Federal regulators have rejected a controversial plan to fast-track new gas-fired power plants onto the grid that spans 15 states from Louisiana to North Dakota, handing a victory to critics who feared it could derail the region’s clean energy buildout and worsen the reliability problems it was meant to address.
Friday’s 2-1 decision from the Federal Energy Regulatory Commission found that the Expedited Resource Addition Study (ERAS) plan put forward by the Midcontinent Independent System Operator failed to meet the standards for a “just and reasonable” way to solve MISO’s forecast grid shortfall of 4.7 gigawatts by 2028.
Like grid operators across the country, MISO suffers from a clogged interconnection process, preventing it from building enough new power-generation capacity to replace closing coal plants, meet fast-growing demand for electricity, and keep the grid up and running during winter cold snaps and summer heat waves.
MISO filed the ERAS proposal as an emergency measure meant to alleviate this problem — but only for fossil-gas power plants. The plan allowed utilities to receive interconnection agreements for “shovel-ready” gas power plants in less than 90 days. For the most part, the only projects eligible for this treatment would have been those built by vertically integrated utilities, a further point of criticism from energy experts who viewed the plan as circumventing the region’s competitive energy market.
Meanwhile, yearslong wait times would still be in store for the hundreds of gigawatts’ worth of projects in MISO’s existing queue, the majority of which are solar, wind, and battery installations.
But FERC’s decision found some key deficiencies in the ERAS plan. First, it “places no limit on the number of projects that could be entered in the ERAS process,” the commission’s opinion states, which “could result in an ERAS queue with processing times for interconnection requests that are too lengthy to meet MISO’s stated resource adequacy and reliability needs.” That could also cause the ERAS queue to become just as backed up as MISO’s existing queue for competitively proposed generation and energy storage projects.
These factors differentiated MISO’s ERAS plan from other fast-track interconnection proposals recently approved by FERC, such as one from grid operator PJM Interconnection that set a one-time window for up to 50 projects to apply for fast-track consideration, the decision notes. That process “reasonably balanced the need to address PJM’s resource adequacy challenges with the need to avoid an influx of projects that could overwhelm PJM’s interconnection process and lead to further delays.”

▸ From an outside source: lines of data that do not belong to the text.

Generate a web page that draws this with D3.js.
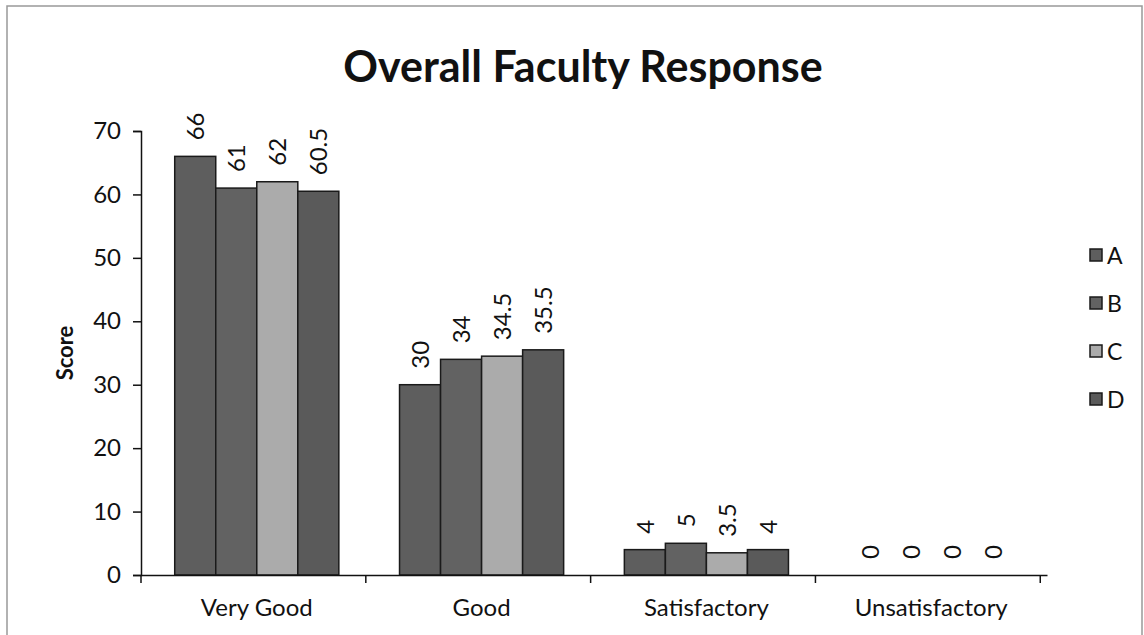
<!DOCTYPE html>
<html>
<head>
<meta charset="utf-8">
<script src="https://cdn.jsdelivr.net/npm/d3@7"></script>
<style>
  body { margin: 0; background: #fff; }
  text { font-family: Lato, "Open Sans", sans-serif; fill: #111; }
</style>
</head>
<body>
<div id="chart"></div>
<script>
const categories = ['Very Good', 'Good', 'Satisfactory', 'Unsatisfactory']
const seriesNames = ['A', 'B', 'C', 'D']
const valuesA = [66, 30, 4, 0]
const valuesB = [61, 34, 5, 0]
const valuesC = [62, 34.5, 3.5, 0]
const valuesD = [60.5, 35.5, 4, 0]
const labelsA = ['66', '30', '4', '0']
const labelsB = ['61', '34', '5', '0']
const labelsC = ['62', '34.5', '3.5', '0']
const labelsD = ['60.5', '35.5', '4', '0']
const yTicks = [0, 10, 20, 30, 40, 50, 60, 70]
const colors = ['#5e5e5e', '#626262', '#ababab', '#5a5a5a']

const series = [valuesA, valuesB, valuesC, valuesD]
const labels = [labelsA, labelsB, labelsC, labelsD]

const W = 1144, H = 635
const margin = { top: 131, right: 97, bottom: 60, left: 141 }
const width = W - margin.left - margin.right
const height = H - margin.top - margin.bottom

const svg = d3.select('#chart').append('svg')
    .attr('width', W)
    .attr('height', H)

// frame
svg.append('rect')
    .attr('x', 7).attr('y', 6)
    .attr('width', W - 9).attr('height', H - 4)
    .attr('fill', 'none')
    .attr('stroke', '#999')
    .attr('stroke-width', 1.5)

svg.append('text')
    .attr('x', 583)
    .attr('y', 82)
    .attr('text-anchor', 'middle')
    .attr('font-size', 43)
    .attr('font-weight', 'bold')
    .text('Overall Faculty Response')

const g = svg.append('g')
    .attr('transform', `translate(${margin.left},${margin.top})`)

const x0 = d3.scaleBand()
    .domain(categories)
    .range([0, width])
    .paddingInner(0.27)
    .paddingOuter(0.15)

const x1 = d3.scaleBand()
    .domain(seriesNames)
    .range([0, x0.bandwidth()])

const y = d3.scaleLinear()
    .domain([0, 70])
    .range([height, 0])

const rows = categories.map((c, i) => ({
    cat: c,
    bars: seriesNames.map((s, j) => ({ s: s, j: j, v: series[j][i], label: labels[j][i] }))
}))

const group = g.selectAll('.grp')
    .data(rows)
    .enter().append('g')
    .attr('class', 'grp')
    .attr('transform', (d) => `translate(${x0(d.cat)},0)`)

group.selectAll('rect')
    .data((d) => d.bars.filter((b) => b.v > 0))
    .enter().append('rect')
    .attr('x', (d) => x1(d.s))
    .attr('y', (d) => y(d.v))
    .attr('width', x1.bandwidth())
    .attr('height', (d) => height - y(d.v))
    .attr('fill', (d) => colors[d.j])
    .attr('stroke', '#1a1a1a')
    .attr('stroke-width', 1.5)

group.selectAll('.lbl')
    .data((d) => d.bars)
    .enter().append('text')
    .attr('class', 'lbl')
    .attr('font-size', 24)
    .attr('transform', (d) => `translate(${x1(d.s) + x1.bandwidth() / 2 + 9},${y(d.v) - 16}) rotate(-90)`)
    .text((d) => d.label)

// axes
const yAxis = g.append('g')
    .call(d3.axisLeft(y).tickValues(yTicks).tickSize(8).tickPadding(12))
yAxis.selectAll('text').attr('font-size', 24)
yAxis.select('.domain').attr('stroke', '#111').attr('stroke-width', 1.5)
yAxis.selectAll('.tick line').attr('stroke', '#111').attr('stroke-width', 1.5)

const xAxis = g.append('g')
    .attr('transform', `translate(0,${height})`)
    .call(d3.axisBottom(x0).tickSize(0).tickPadding(24))
xAxis.selectAll('text').attr('font-size', 24)
xAxis.select('.domain').attr('stroke', '#111').attr('stroke-width', 1.5)

// category boundary ticks
const bounds = d3.range(categories.length + 1).map((i) => i * x0.step())
xAxis.selectAll('.bound')
    .data(bounds)
    .enter().append('line')
    .attr('class', 'bound')
    .attr('x1', (d) => d).attr('x2', (d) => d)
    .attr('y1', 0).attr('y2', 8)
    .attr('stroke', '#111')
    .attr('stroke-width', 1.5)

svg.append('text')
    .attr('transform', `translate(73,${margin.top + height / 2}) rotate(-90)`)
    .attr('text-anchor', 'middle')
    .attr('font-size', 22)
    .attr('font-weight', 'bold')
    .text('Score')

// legend
const legend = svg.append('g')
    .attr('transform', 'translate(1090,255)')

const item = legend.selectAll('.item')
    .data(seriesNames)
    .enter().append('g')
    .attr('class', 'item')
    .attr('transform', (d, i) => `translate(0,${i * 48})`)

item.append('rect')
    .attr('x', 0).attr('y', -6)
    .attr('width', 12).attr('height', 12)
    .attr('fill', (d, i) => colors[i])
    .attr('stroke', '#1a1a1a')
    .attr('stroke-width', 1.5)

item.append('text')
    .attr('x', 17)
    .attr('y', 9)
    .attr('font-size', 23)
    .text((d) => d)
</script>
</body>
</html>
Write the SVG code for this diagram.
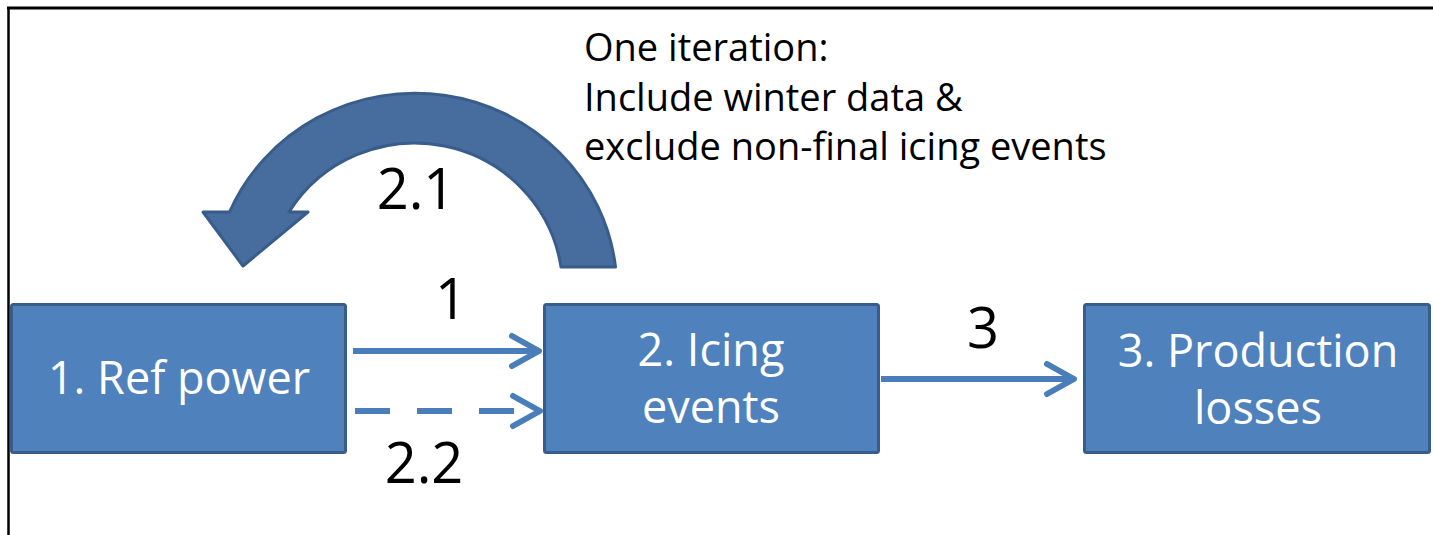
<svg xmlns="http://www.w3.org/2000/svg" width="1433" height="535" viewBox="0 0 1433 535">
  <defs>
    <style>
      .box { fill: #4F81BD; stroke: #385D8A; stroke-width: 3; }
      .box-label { font-family: "Open Sans", "Liberation Sans", sans-serif; font-size: 45px; fill: #FFFFFF; text-anchor: middle; }
      .step { font-family: "Open Sans", "Liberation Sans", sans-serif; font-size: 56px; fill: #000000; text-anchor: middle; }
      .note { font-family: "Open Sans", "Liberation Sans", sans-serif; font-size: 38px; fill: #000000; }
      .link { fill: none; stroke: #4A7EBB; stroke-width: 6; }
      .dashed { stroke-dasharray: 35 27; }
      .loop { fill: #476C9E; stroke: #385D8A; stroke-width: 3; stroke-linejoin: round; }
    </style>
    <marker id="chevron" markerUnits="userSpaceOnUse" viewBox="-34 -22 40 44" refX="0" refY="0" markerWidth="40" markerHeight="44" orient="auto" overflow="visible">
      <path d="M-27,-15 L0,0 L-27,15" fill="none" stroke="#4A7EBB" stroke-width="6" stroke-linecap="round" stroke-linejoin="round"/>
    </marker>
  </defs>

  <!-- frame edges -->
  <g id="frame">
    <line x1="7" y1="8" x2="1433" y2="8" stroke="#000" stroke-width="3"/>
    <line x1="8.5" y1="7" x2="8.5" y2="535" stroke="#000" stroke-width="2.5"/>
  </g>

  <!-- iteration loop arrow -->
  <g id="loop-arrow">
    <path class="loop" d="M615.5,267 A202,197 0 0 0 229.5,212 L203,212 L243,266 L308,212 L289,212 A148,146 0 0 1 561,267 Z"/>
  </g>

  <!-- connectors -->
  <g id="connectors">
    <line class="link" x1="353" y1="351" x2="539" y2="351" marker-end="url(#chevron)"/>
    <line class="link dashed" x1="355" y1="411" x2="540" y2="411" marker-end="url(#chevron)"/>
    <line class="link" x1="881" y1="379" x2="1074" y2="379" marker-end="url(#chevron)"/>
  </g>

  <!-- nodes -->
  <g id="ref-power">
    <rect class="box" x="11.5" y="304.5" width="334" height="148" rx="2"/>
    <text class="box-label" x="179" y="394">1. Ref power</text>
  </g>
  <g id="icing-events">
    <rect class="box" x="544.5" y="304.5" width="334" height="148" rx="2"/>
    <text class="box-label" x="711" y="366">2. Icing</text>
    <text class="box-label" x="711" y="423">events</text>
  </g>
  <g id="production-losses">
    <rect class="box" x="1084.5" y="304.5" width="345" height="148" rx="2"/>
    <text class="box-label" x="1258" y="367">3. Production</text>
    <text class="box-label" x="1258" y="424">losses</text>
  </g>

  <!-- step labels -->
  <g id="step-labels">
    <text class="step" x="416" y="209">2.1</text>
    <text class="step" x="451" y="319">1</text>
    <text class="step" x="424" y="483">2.2</text>
    <text class="step" x="983" y="348">3</text>
  </g>

  <!-- iteration note -->
  <g id="iteration-note">
    <text class="note" x="584" y="61">One iteration:</text>
    <text class="note" x="584" y="111">Include winter data &amp;</text>
    <text class="note" x="584" y="160">exclude non-final icing events</text>
  </g>
</svg>
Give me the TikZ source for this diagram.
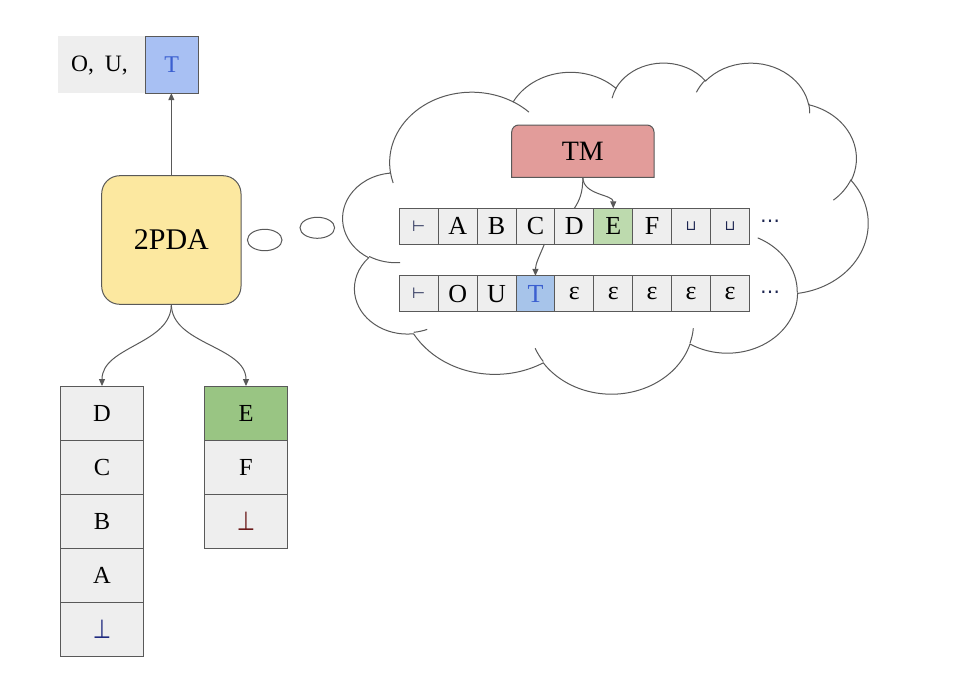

FERC’s decision dismissed MISO’s proposal “without prejudice,” meaning the grid operator may resubmit a revised emergency fast-track plan in the future. MISO spokesperson Brandon Morris said the grid operator “worked closely and collaboratively with stakeholders to develop ERAS as a temporary process that will enable urgent generation projects to be built more quickly. We will continue to engage with stakeholders as we evaluate options.”
Many utilities and state utility regulators in MISO’s territory backed ERAS, but a handful of state regulators, consumer advocacy groups, clean energy industry groups, and eight former FERC commissioners opposed it.
FERC commissioners David Rosner, a Democrat, and Lindsay See, a Republican, voted for Friday’s decision. Republican Chair Mark Christie voted against the rejection, and Commissioner Judy Chang, a Democrat, did not participate.
Christie noted in a separate dissent that he did not disagree with the majority’s critique but that he had been willing “to extend to both the states and MISO a trust that they would implement the ERAS proposal in a manner that would promote the construction of badly needed generation capacity that serves resource adequacy and reliability.”
Clean energy groups praised the decision.
“FERC’s role as an independent agency is to protect consumers, and ensure reliable affordable energy,” Christine Powell, deputy managing attorney for Earthjustice’s clean energy program, wrote in a statement. “The best way to do that is to let clean energy compete fairly and openly.”